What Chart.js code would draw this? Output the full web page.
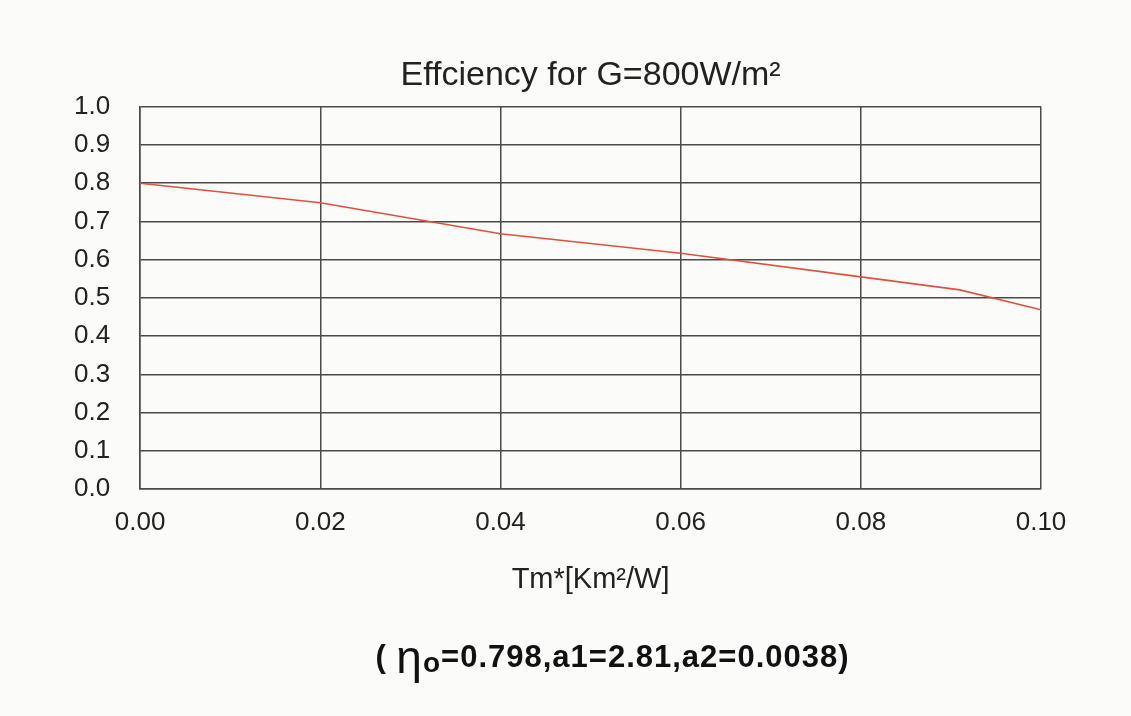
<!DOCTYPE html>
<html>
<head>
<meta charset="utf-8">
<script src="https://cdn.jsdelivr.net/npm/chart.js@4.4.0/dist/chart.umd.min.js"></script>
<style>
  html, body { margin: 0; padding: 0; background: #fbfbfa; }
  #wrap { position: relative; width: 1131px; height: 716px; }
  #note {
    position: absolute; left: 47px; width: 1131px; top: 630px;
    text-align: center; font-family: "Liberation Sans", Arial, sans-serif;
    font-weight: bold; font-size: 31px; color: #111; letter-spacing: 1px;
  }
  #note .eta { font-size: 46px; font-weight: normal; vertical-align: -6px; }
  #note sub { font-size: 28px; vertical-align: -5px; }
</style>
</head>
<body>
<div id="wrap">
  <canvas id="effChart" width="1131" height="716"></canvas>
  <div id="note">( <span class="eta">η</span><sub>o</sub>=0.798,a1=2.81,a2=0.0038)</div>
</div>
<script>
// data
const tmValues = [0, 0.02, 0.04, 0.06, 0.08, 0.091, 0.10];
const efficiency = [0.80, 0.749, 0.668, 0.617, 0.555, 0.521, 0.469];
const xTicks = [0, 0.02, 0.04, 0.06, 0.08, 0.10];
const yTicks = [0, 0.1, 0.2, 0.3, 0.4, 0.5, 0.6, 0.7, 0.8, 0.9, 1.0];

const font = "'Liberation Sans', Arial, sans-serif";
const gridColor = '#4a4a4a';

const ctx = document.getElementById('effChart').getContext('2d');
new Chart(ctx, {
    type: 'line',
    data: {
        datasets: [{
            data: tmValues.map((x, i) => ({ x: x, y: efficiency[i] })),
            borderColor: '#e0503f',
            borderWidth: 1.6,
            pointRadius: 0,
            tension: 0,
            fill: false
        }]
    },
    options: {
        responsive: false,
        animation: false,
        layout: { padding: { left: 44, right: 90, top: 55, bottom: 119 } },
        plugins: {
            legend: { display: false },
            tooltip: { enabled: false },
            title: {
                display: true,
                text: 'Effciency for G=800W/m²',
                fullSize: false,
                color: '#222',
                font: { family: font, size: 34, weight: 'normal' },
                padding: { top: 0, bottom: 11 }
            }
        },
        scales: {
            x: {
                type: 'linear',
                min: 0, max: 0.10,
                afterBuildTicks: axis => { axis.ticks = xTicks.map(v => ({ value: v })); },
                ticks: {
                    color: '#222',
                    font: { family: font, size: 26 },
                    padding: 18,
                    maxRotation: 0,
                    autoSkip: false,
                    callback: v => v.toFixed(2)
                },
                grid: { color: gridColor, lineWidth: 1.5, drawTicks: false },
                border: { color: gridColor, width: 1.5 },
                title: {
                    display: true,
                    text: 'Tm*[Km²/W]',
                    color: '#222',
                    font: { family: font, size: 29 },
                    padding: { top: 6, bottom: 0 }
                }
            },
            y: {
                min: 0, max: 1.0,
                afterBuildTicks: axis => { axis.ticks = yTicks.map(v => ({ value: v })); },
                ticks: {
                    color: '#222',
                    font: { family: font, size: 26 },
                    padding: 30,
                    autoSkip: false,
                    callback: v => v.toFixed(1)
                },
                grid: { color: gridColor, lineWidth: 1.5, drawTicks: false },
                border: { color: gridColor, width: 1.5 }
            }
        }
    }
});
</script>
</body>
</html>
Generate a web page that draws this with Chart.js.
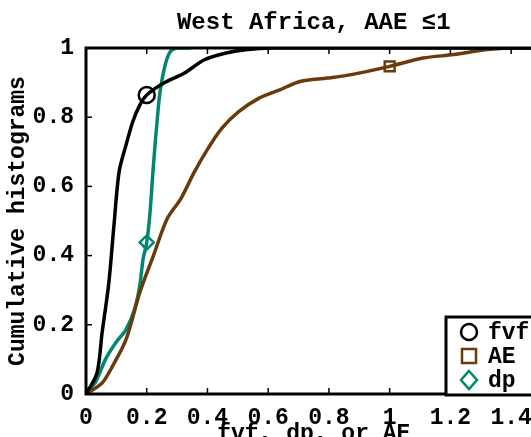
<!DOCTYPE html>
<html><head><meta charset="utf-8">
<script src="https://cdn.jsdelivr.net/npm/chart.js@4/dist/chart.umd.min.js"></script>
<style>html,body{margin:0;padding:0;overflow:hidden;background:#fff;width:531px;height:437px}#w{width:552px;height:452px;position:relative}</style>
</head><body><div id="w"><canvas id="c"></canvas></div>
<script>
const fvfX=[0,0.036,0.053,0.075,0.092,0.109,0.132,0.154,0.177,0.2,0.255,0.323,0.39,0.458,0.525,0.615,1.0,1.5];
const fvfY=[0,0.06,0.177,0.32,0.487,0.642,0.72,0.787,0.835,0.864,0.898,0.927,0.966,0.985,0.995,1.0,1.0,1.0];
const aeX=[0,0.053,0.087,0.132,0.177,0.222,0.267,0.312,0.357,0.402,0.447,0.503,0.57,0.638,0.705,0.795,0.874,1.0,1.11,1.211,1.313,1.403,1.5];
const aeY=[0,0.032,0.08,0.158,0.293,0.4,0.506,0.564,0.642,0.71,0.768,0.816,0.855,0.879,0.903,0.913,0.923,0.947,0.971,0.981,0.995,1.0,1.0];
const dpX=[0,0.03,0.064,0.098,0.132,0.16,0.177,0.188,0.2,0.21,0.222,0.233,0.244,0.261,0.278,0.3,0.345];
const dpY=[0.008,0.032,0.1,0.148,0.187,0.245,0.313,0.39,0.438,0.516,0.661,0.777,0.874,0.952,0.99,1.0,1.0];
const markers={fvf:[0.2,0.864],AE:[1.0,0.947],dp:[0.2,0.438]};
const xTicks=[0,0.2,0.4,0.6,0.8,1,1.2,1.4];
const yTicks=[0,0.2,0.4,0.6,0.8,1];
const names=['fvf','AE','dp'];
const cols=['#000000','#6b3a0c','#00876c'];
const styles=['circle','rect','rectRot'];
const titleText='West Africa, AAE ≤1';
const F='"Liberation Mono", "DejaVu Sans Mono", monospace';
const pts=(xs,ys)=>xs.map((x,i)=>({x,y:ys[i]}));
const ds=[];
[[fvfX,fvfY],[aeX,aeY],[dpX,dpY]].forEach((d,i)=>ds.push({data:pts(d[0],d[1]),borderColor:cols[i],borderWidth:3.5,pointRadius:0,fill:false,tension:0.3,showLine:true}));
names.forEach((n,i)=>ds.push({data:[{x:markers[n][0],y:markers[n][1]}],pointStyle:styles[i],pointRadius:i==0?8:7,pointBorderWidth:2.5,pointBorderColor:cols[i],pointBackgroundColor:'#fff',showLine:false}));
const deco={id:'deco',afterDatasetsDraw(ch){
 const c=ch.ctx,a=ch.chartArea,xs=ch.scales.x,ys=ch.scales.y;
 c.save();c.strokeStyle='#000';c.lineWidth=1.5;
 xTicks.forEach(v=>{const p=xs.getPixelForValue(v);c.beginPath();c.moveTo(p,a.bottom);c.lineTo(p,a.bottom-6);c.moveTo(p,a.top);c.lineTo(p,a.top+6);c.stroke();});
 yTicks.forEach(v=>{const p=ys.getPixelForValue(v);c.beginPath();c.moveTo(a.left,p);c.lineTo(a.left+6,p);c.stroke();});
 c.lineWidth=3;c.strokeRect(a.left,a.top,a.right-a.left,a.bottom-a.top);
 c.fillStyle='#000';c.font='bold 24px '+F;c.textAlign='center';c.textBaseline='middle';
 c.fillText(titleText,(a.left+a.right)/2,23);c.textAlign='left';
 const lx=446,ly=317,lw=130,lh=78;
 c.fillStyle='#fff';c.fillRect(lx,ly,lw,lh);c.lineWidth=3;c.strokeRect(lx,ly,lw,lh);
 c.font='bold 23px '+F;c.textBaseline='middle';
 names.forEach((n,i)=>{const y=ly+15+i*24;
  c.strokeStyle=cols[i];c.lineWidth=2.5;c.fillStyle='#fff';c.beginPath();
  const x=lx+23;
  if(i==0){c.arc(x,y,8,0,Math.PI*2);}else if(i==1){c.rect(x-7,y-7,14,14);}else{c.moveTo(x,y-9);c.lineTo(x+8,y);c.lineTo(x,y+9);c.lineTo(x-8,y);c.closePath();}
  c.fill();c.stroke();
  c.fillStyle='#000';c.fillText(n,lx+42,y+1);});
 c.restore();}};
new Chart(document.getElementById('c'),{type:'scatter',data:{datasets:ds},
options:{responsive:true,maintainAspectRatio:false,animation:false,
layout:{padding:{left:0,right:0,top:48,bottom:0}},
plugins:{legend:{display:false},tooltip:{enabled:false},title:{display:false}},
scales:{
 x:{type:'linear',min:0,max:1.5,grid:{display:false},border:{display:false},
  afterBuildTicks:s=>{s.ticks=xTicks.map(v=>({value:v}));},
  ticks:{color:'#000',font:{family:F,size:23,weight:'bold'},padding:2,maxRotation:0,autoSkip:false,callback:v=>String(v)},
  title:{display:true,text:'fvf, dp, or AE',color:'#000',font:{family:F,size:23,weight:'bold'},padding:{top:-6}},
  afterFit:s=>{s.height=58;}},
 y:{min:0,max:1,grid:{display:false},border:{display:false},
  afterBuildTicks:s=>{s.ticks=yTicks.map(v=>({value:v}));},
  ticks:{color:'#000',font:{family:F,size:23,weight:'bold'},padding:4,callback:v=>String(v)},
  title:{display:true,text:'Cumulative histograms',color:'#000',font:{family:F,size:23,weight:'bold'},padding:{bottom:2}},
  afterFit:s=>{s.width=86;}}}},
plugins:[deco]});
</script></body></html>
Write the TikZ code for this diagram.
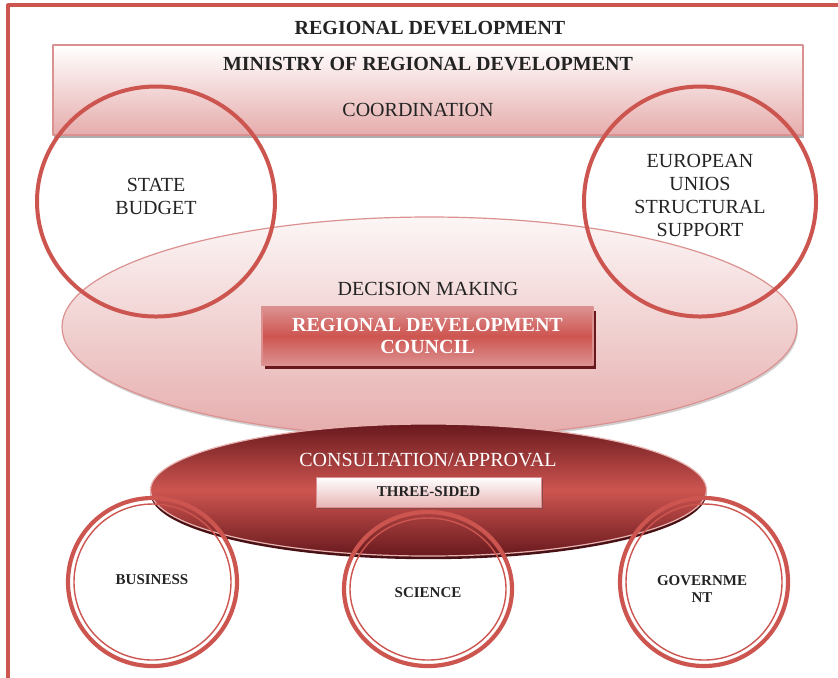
------------------------------------------------------------
To do |
Gather each line in these records that contains the string "this".

Complete answer |
What Chart.js code would draw this? Output the full web page.
Generate a web page that draws this with Chart.js.
Write the TikZ code for this diagram.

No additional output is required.